Go through the records and copy each line where the word "with" occurs.

* START Working data *

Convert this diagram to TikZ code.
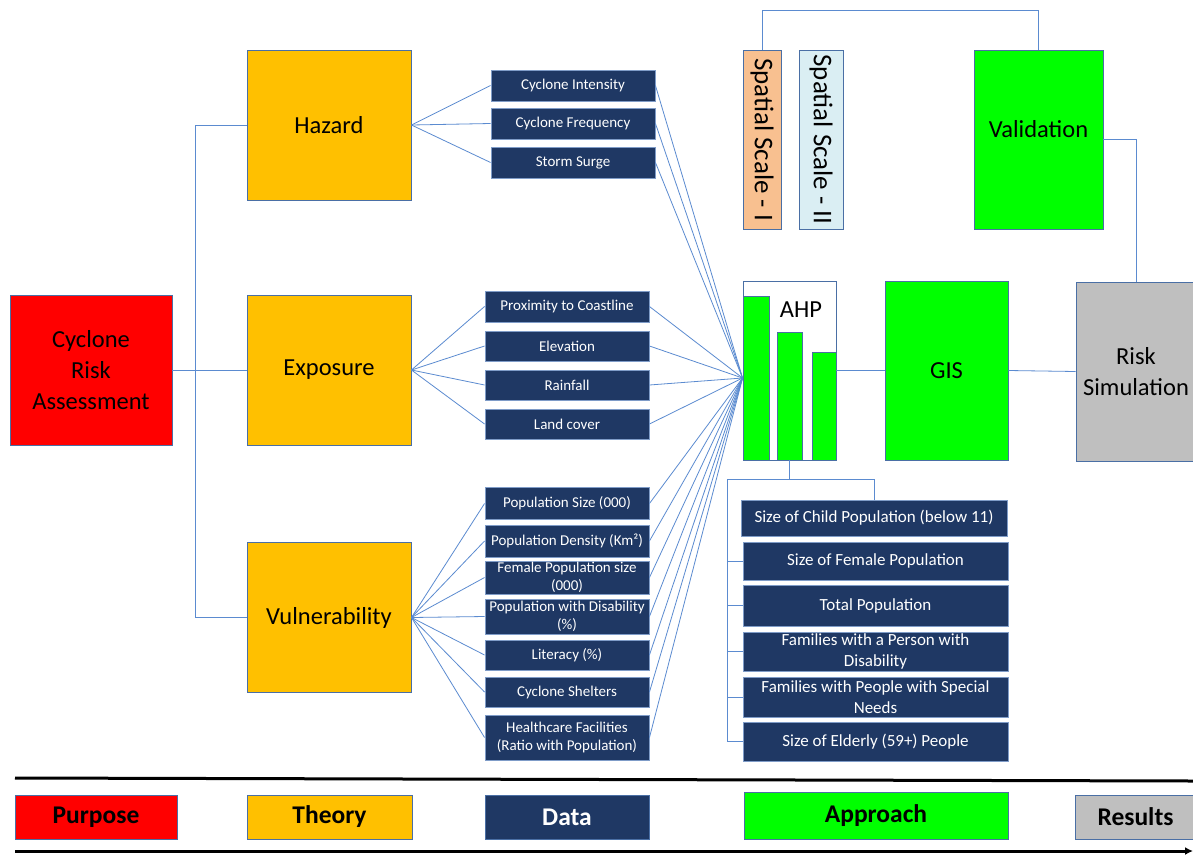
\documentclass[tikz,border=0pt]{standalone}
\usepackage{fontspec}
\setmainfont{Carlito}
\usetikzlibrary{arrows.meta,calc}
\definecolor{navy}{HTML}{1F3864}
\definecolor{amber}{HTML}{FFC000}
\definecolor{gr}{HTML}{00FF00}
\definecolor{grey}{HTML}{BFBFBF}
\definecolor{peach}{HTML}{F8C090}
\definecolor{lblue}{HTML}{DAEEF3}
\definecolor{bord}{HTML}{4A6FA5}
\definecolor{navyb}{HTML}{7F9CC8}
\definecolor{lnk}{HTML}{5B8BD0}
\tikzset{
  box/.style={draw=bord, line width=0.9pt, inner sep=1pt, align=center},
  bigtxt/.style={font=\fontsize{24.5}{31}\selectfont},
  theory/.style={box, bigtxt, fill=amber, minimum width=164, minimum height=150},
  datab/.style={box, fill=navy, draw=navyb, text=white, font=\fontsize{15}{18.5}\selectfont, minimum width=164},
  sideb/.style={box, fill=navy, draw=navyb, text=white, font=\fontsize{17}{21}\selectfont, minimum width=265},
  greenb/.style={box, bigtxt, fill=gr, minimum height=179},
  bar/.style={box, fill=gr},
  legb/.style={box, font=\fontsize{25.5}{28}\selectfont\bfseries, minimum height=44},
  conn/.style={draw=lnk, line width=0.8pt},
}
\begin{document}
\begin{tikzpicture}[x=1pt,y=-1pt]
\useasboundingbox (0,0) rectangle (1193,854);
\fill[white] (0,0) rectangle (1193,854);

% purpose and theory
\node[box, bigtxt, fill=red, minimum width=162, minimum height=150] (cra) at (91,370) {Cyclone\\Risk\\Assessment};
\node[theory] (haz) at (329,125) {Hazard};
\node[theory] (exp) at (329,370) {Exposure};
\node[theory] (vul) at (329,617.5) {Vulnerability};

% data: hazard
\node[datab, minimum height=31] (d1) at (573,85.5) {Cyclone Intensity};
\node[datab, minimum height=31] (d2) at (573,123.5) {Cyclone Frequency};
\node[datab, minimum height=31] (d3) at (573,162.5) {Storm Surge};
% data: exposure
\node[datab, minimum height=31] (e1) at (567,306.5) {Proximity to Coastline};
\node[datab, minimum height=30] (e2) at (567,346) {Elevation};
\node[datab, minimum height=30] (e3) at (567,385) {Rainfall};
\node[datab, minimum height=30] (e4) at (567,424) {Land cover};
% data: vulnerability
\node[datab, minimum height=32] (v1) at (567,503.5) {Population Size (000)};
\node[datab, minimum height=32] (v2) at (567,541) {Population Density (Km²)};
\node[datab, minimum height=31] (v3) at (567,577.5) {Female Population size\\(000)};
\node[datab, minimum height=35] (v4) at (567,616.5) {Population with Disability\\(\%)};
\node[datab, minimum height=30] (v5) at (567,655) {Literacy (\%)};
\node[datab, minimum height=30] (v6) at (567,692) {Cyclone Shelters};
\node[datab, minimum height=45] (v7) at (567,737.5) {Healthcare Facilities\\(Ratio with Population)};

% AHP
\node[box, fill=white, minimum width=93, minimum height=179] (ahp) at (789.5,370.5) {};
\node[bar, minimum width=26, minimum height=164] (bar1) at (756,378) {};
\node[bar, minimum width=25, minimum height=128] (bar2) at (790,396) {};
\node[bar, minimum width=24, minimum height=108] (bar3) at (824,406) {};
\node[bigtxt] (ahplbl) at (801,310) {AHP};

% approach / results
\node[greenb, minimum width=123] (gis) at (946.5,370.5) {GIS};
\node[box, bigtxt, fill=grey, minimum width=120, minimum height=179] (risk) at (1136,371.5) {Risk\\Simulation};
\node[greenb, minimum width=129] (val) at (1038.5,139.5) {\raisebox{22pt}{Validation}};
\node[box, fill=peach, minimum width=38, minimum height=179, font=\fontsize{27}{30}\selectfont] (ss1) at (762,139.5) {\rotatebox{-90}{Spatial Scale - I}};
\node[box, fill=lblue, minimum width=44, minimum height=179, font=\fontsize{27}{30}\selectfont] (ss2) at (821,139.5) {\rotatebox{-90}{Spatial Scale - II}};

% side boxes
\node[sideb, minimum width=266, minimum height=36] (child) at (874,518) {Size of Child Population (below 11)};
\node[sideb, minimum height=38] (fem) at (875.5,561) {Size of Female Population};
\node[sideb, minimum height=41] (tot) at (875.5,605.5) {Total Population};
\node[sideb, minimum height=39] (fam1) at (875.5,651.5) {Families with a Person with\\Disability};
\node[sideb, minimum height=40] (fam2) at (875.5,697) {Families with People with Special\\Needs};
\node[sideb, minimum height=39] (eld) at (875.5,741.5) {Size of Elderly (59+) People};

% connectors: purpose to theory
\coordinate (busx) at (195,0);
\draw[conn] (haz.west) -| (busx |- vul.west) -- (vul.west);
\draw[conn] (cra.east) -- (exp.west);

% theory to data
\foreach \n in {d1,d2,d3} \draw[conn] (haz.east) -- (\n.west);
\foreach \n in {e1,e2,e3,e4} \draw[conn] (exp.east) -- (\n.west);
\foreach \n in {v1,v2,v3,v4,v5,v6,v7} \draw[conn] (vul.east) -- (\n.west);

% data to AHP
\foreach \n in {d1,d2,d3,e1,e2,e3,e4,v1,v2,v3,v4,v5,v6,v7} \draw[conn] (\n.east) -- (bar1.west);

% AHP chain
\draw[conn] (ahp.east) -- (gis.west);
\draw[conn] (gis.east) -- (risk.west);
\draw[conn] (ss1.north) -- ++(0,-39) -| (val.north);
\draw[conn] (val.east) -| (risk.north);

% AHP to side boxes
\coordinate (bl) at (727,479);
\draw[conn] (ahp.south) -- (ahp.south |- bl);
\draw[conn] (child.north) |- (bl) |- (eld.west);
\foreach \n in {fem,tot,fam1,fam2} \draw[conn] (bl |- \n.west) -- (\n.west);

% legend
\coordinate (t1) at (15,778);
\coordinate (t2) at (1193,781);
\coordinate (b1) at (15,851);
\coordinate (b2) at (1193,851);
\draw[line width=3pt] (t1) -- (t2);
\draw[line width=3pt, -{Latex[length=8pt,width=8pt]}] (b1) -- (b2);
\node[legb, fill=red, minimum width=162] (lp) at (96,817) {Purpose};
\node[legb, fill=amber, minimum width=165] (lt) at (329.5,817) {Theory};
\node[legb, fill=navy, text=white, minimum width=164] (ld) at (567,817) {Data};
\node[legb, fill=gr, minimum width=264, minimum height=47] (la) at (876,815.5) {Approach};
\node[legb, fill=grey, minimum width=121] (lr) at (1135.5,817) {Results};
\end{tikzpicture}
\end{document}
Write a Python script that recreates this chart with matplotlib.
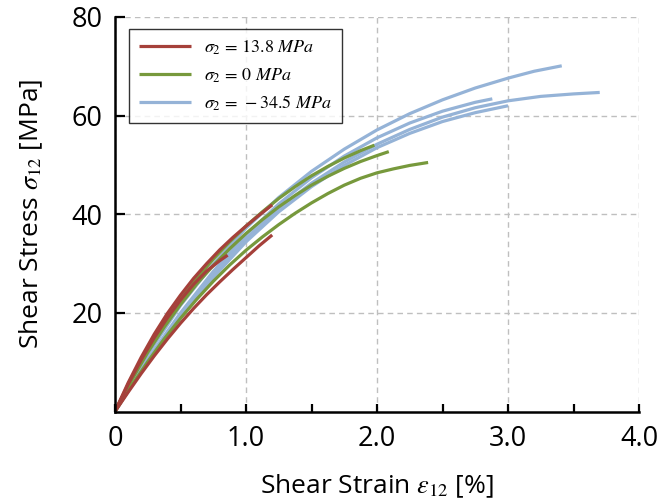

* END Working data *

● **The reply**:
\node[datab, minimum height=35] (v4) at (567,616.5) {Population with Disability\\(\%)};
\node[datab, minimum height=45] (v7) at (567,737.5) {Healthcare Facilities\\(Ratio with Population)};
\node[sideb, minimum height=39] (fam1) at (875.5,651.5) {Families with a Person with\\Disability};
\node[sideb, minimum height=40] (fam2) at (875.5,697) {Families with People with Special\\Needs};
Write a Python script that recreates this chart with matplotlib.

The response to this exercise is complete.